Creeper World uses the conventions of the tower defense genre, but employs a much more interesting and open-ended approach. Compared to the linear and wave-based concept of enemies in tower defense games, the Creeper indefinitely expands across and up the environments. There's a vertical dimension too representing elevation, which affects the flow of the Creeper's advance. Building nodes is not limited by location, and they can be moved. There is only the strategy of ensuring they are connected and are best placed to fight the Creeper threat, which is not wave-based, but a constant and relenting onslaught of the elements.

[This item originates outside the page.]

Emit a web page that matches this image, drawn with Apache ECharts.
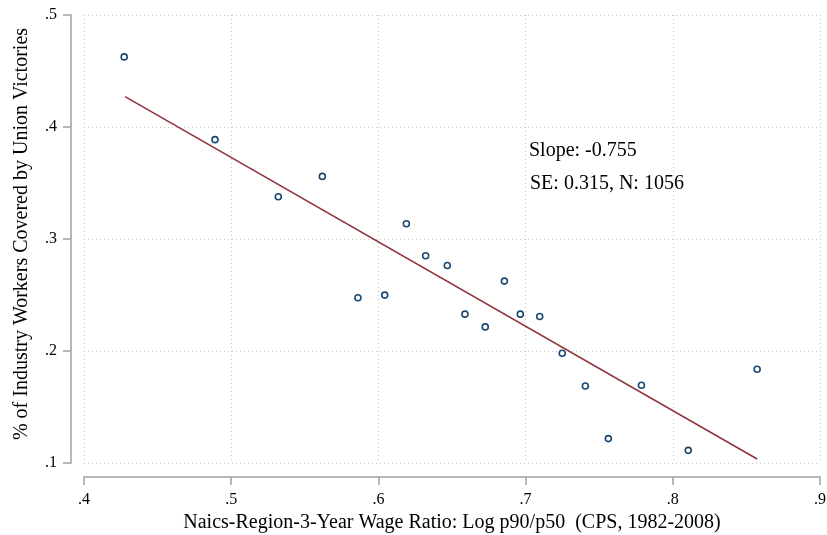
<!DOCTYPE html>
<html>
<head>
<meta charset="utf-8">
<script src="https://cdn.jsdelivr.net/npm/echarts@6/dist/echarts.min.js"></script>
<style>
  html, body { margin: 0; padding: 0; background: #fff; }
  #chart { width: 827px; height: 535px; }
</style>
</head>
<body>
<div id="chart"></div>
<script>
// binned scatter: log p90/p50 wage ratio vs share covered by union victories
var wageRatio = [0.4273, 0.4890, 0.5320, 0.5619, 0.5861, 0.6043, 0.6190, 0.6321, 0.6468, 0.6588,
                 0.6726, 0.6856, 0.6964, 0.7096, 0.7249, 0.7406, 0.7562, 0.7787, 0.8105, 0.8573];
var unionShare = [0.4626, 0.3887, 0.3377, 0.3559, 0.2475, 0.2499, 0.3136, 0.2850, 0.2764, 0.2329,
                  0.2215, 0.2624, 0.2329, 0.2308, 0.1980, 0.1688, 0.1218, 0.1694, 0.1113, 0.1837];

// fitted line end points
var fitX = [0.4279, 0.8573];
var fitY = [0.4271, 0.1036];

var xTicks = [0.4, 0.5, 0.6, 0.7, 0.8, 0.9];
var yTicks = [0.1, 0.2, 0.3, 0.4, 0.5];

var notes = ['Slope: -0.755', 'SE: 0.315, N: 1056'];

var font = '"Liberation Serif", "Times New Roman", serif';

function tickLabel(v) {
    // Stata style: .4 instead of 0.4
    return String(Math.round(v * 10) / 10).replace(/^0/, '');
}

var chart = echarts.init(document.getElementById('chart'));

var points = wageRatio.map(function (x, i) { return [x, unionShare[i]]; });
var fit = fitX.map(function (x, i) { return [x, fitY[i]]; });

var option = {
    animation: false,
    backgroundColor: '#fff',
    grid: { left: 84, right: 7, top: 15, bottom: 72, containLabel: false, outerBoundsMode: 'none' },
    xAxis: {
        type: 'value',
        min: xTicks[0],
        max: xTicks[xTicks.length - 1],
        interval: 0.1,
        offset: 14,
        name: 'Naics-Region-3-Year Wage Ratio: Log p90/p50  (CPS, 1982-2008)',
        nameLocation: 'middle',
        nameGap: 35,
        nameTextStyle: { fontFamily: font, fontSize: 20, color: '#000' },
        axisLine: { lineStyle: { color: '#a0a0a0', width: 1.5 } },
        axisTick: { length: 8, lineStyle: { color: '#a0a0a0', width: 1.5 } },
        axisLabel: { fontFamily: font, fontSize: 16, color: '#000', margin: 15, formatter: tickLabel },
        splitLine: { show: true, lineStyle: { color: '#c8c8c8', type: [1, 3], width: 1 } }
    },
    yAxis: {
        type: 'value',
        min: yTicks[0],
        max: yTicks[yTicks.length - 1],
        interval: 0.1,
        offset: 13,
        name: '% of Industry Workers Covered by Union Victories',
        nameLocation: 'middle',
        nameGap: 39,
        nameTextStyle: { fontFamily: font, fontSize: 20, color: '#000', padding: [0, 0, 0, 10] },
        axisLine: { show: true, lineStyle: { color: '#a0a0a0', width: 1.5 } },
        axisTick: { show: true, length: 8, lineStyle: { color: '#a0a0a0', width: 1.5 } },
        axisLabel: { fontFamily: font, fontSize: 16, color: '#000', margin: 14, formatter: tickLabel },
        splitLine: { show: true, lineStyle: { color: '#c8c8c8', type: [1, 3], width: 1 } }
    },
    series: [{
        type: 'scatter',
        data: points,
        symbol: 'circle',
        symbolSize: 6,
        itemStyle: { color: '#fff', borderColor: '#1a476f', borderWidth: 1.6, opacity: 1 }
    }, {
        type: 'line',
        data: fit,
        showSymbol: false,
        lineStyle: { color: '#90353b', width: 1.6 },
        z: 1
    }],
    graphic: [{
        type: 'text',
        left: 529,
        top: 141,
        style: { text: notes[0], fontFamily: font, fontSize: 20, fill: '#000' }
    }, {
        type: 'text',
        left: 530,
        top: 174,
        style: { text: notes[1], fontFamily: font, fontSize: 20, fill: '#000' }
    }]
};

chart.setOption(option);
</script>
</body>
</html>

It's all very involved for a Flash title. There's an economics of efficiency at play in Creeper World, with bars specifying the rate at which energy is collected, used, and at a deficit to completely power weapons. Much like the Creeper, soon too do you begin to maximise the use of space to figure out best how to avoid the Creeper, which rises into hitherto safe areas if ignored. Compared to tower defence games, which express the strategy of space in very superficial, linear ways, Creeper World becomes a fascinating game of using the level's geography to turn the literal tide.

Creeper World was the first game published by a one-man independent developer by the name of Knuckle Cracker, who stated they came up with the concept when experimenting with fog of war mechanics for another title. They estimated that Creeper World took a year to create, prototyping the concept for a month before development took off. The game has received sustained attention from its creator, who has spent the years after continuing to refine its concept and mechanics. The 2011 title Creeper World 2 experimented with a simpler side-scrolling approach to the concept, before returning to streamline the original concept with Creeper World 3 in 2014, and even a three-dimensional Creeper World 4 in 2020.


The Flash demo of Creeper World can be played online or on Flashpoint, with the full games in the Creeper World series available to purchase on the Knuckle Cracker website or Steam.